**** Dataset extract ****

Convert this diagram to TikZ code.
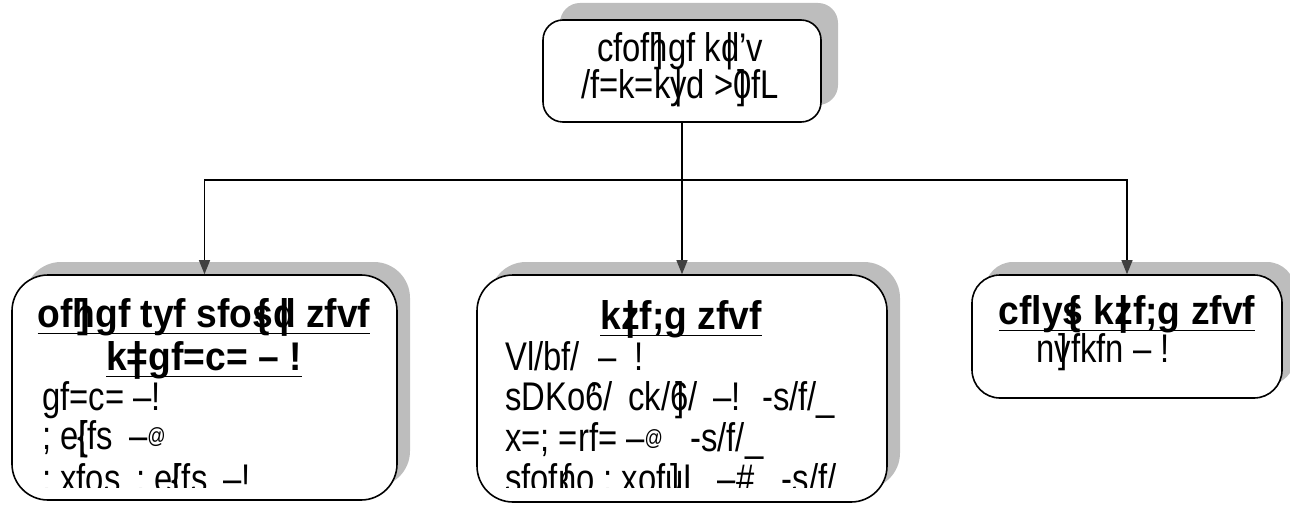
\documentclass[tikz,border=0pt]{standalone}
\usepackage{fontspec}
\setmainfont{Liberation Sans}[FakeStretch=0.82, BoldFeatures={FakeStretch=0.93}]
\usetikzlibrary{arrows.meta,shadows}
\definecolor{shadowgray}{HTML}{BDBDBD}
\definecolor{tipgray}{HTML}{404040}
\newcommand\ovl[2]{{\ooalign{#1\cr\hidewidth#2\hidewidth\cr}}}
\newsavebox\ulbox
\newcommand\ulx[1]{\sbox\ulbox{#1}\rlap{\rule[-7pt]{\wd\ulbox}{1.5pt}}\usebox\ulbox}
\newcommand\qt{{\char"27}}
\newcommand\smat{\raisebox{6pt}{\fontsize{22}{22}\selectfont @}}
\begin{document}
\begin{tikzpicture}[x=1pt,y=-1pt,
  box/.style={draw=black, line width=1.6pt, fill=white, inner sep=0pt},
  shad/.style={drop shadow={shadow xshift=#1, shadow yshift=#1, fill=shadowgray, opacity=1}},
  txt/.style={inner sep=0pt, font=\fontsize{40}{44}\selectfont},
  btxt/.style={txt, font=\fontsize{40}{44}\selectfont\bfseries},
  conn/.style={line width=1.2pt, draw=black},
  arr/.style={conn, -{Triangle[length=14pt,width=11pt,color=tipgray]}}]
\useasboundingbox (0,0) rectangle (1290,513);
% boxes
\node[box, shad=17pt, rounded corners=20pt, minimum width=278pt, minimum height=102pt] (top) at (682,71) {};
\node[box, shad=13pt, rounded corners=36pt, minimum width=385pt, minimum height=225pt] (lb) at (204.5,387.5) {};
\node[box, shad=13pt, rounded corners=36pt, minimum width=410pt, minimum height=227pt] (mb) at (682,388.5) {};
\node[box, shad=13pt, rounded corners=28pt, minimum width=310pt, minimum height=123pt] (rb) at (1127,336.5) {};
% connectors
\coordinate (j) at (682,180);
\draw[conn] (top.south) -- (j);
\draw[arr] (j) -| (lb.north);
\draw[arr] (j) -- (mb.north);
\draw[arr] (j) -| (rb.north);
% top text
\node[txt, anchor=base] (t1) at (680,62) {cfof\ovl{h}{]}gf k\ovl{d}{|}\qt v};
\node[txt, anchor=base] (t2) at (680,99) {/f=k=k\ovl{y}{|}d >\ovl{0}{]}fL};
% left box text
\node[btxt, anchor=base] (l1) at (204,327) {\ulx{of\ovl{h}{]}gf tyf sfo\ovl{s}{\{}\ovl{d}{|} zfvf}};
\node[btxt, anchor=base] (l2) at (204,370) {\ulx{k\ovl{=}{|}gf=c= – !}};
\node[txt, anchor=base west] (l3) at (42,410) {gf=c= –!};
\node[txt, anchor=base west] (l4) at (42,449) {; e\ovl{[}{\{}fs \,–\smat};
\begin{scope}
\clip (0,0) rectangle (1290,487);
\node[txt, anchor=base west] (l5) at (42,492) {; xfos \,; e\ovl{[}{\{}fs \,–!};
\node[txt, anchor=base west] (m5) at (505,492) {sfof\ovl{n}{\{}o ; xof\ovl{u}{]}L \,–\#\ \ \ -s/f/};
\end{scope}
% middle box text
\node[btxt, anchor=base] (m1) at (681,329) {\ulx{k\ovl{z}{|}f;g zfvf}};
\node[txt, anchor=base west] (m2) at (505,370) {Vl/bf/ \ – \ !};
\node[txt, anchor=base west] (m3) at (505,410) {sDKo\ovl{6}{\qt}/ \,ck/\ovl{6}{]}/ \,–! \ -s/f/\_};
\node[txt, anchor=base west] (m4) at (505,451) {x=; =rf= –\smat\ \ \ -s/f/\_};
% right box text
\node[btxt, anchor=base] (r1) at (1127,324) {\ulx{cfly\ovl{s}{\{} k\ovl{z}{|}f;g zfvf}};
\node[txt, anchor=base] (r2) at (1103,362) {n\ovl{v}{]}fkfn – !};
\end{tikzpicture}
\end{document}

****

Written problem: Return all of the data exactly as written, and drop the pictures.

Solution to this problem:
Convert this diagram to TikZ code.
\documentclass[tikz,border=0pt]{standalone}
\usepackage{fontspec}
\setmainfont{Liberation Sans}[FakeStretch=0.82, BoldFeatures={FakeStretch=0.93}]
\usetikzlibrary{arrows.meta,shadows}
\definecolor{shadowgray}{HTML}{BDBDBD}
\definecolor{tipgray}{HTML}{404040}
\newcommand\ovl[2]{{\ooalign{#1\cr\hidewidth#2\hidewidth\cr}}}
\newsavebox\ulbox
\newcommand\ulx[1]{\sbox\ulbox{#1}\rlap{\rule[-7pt]{\wd\ulbox}{1.5pt}}\usebox\ulbox}
\newcommand\qt{{\char"27}}
\newcommand\smat{\raisebox{6pt}{\fontsize{22}{22}\selectfont @}}
\begin{document}
\begin{tikzpicture}[x=1pt,y=-1pt,
  box/.style={draw=black, line width=1.6pt, fill=white, inner sep=0pt},
  shad/.style={drop shadow={shadow xshift=#1, shadow yshift=#1, fill=shadowgray, opacity=1}},
  txt/.style={inner sep=0pt, font=\fontsize{40}{44}\selectfont},
  btxt/.style={txt, font=\fontsize{40}{44}\selectfont\bfseries},
  conn/.style={line width=1.2pt, draw=black},
  arr/.style={conn, -{Triangle[length=14pt,width=11pt,color=tipgray]}}]
\useasboundingbox (0,0) rectangle (1290,513);
% boxes
\node[box, shad=17pt, rounded corners=20pt, minimum width=278pt, minimum height=102pt] (top) at (682,71) {};
\node[box, shad=13pt, rounded corners=36pt, minimum width=385pt, minimum height=225pt] (lb) at (204.5,387.5) {};
\node[box, shad=13pt, rounded corners=36pt, minimum width=410pt, minimum height=227pt] (mb) at (682,388.5) {};
\node[box, shad=13pt, rounded corners=28pt, minimum width=310pt, minimum height=123pt] (rb) at (1127,336.5) {};
% connectors
\coordinate (j) at (682,180);
\draw[conn] (top.south) -- (j);
\draw[arr] (j) -| (lb.north);
\draw[arr] (j) -- (mb.north);
\draw[arr] (j) -| (rb.north);
% top text
\node[txt, anchor=base] (t1) at (680,62) {cfof\ovl{h}{]}gf k\ovl{d}{|}\qt v};
\node[txt, anchor=base] (t2) at (680,99) {/f=k=k\ovl{y}{|}d >\ovl{0}{]}fL};
% left box text
\node[btxt, anchor=base] (l1) at (204,327) {\ulx{of\ovl{h}{]}gf tyf sfo\ovl{s}{\{}\ovl{d}{|} zfvf}};
\node[btxt, anchor=base] (l2) at (204,370) {\ulx{k\ovl{=}{|}gf=c= – !}};
\node[txt, anchor=base west] (l3) at (42,410) {gf=c= –!};
\node[txt, anchor=base west] (l4) at (42,449) {; e\ovl{[}{\{}fs \,–\smat};
\begin{scope}
\clip (0,0) rectangle (1290,487);
\node[txt, anchor=base west] (l5) at (42,492) {; xfos \,; e\ovl{[}{\{}fs \,–!};
\node[txt, anchor=base west] (m5) at (505,492) {sfof\ovl{n}{\{}o ; xof\ovl{u}{]}L \,–\#\ \ \ -s/f/};
\end{scope}
% middle box text
\node[btxt, anchor=base] (m1) at (681,329) {\ulx{k\ovl{z}{|}f;g zfvf}};
\node[txt, anchor=base west] (m2) at (505,370) {Vl/bf/ \ – \ !};
\node[txt, anchor=base west] (m3) at (505,410) {sDKo\ovl{6}{\qt}/ \,ck/\ovl{6}{]}/ \,–! \ -s/f/\_};
\node[txt, anchor=base west] (m4) at (505,451) {x=; =rf= –\smat\ \ \ -s/f/\_};
% right box text
\node[btxt, anchor=base] (r1) at (1127,324) {\ulx{cfly\ovl{s}{\{} k\ovl{z}{|}f;g zfvf}};
\node[txt, anchor=base] (r2) at (1103,362) {n\ovl{v}{]}fkfn – !};
\end{tikzpicture}
\end{document}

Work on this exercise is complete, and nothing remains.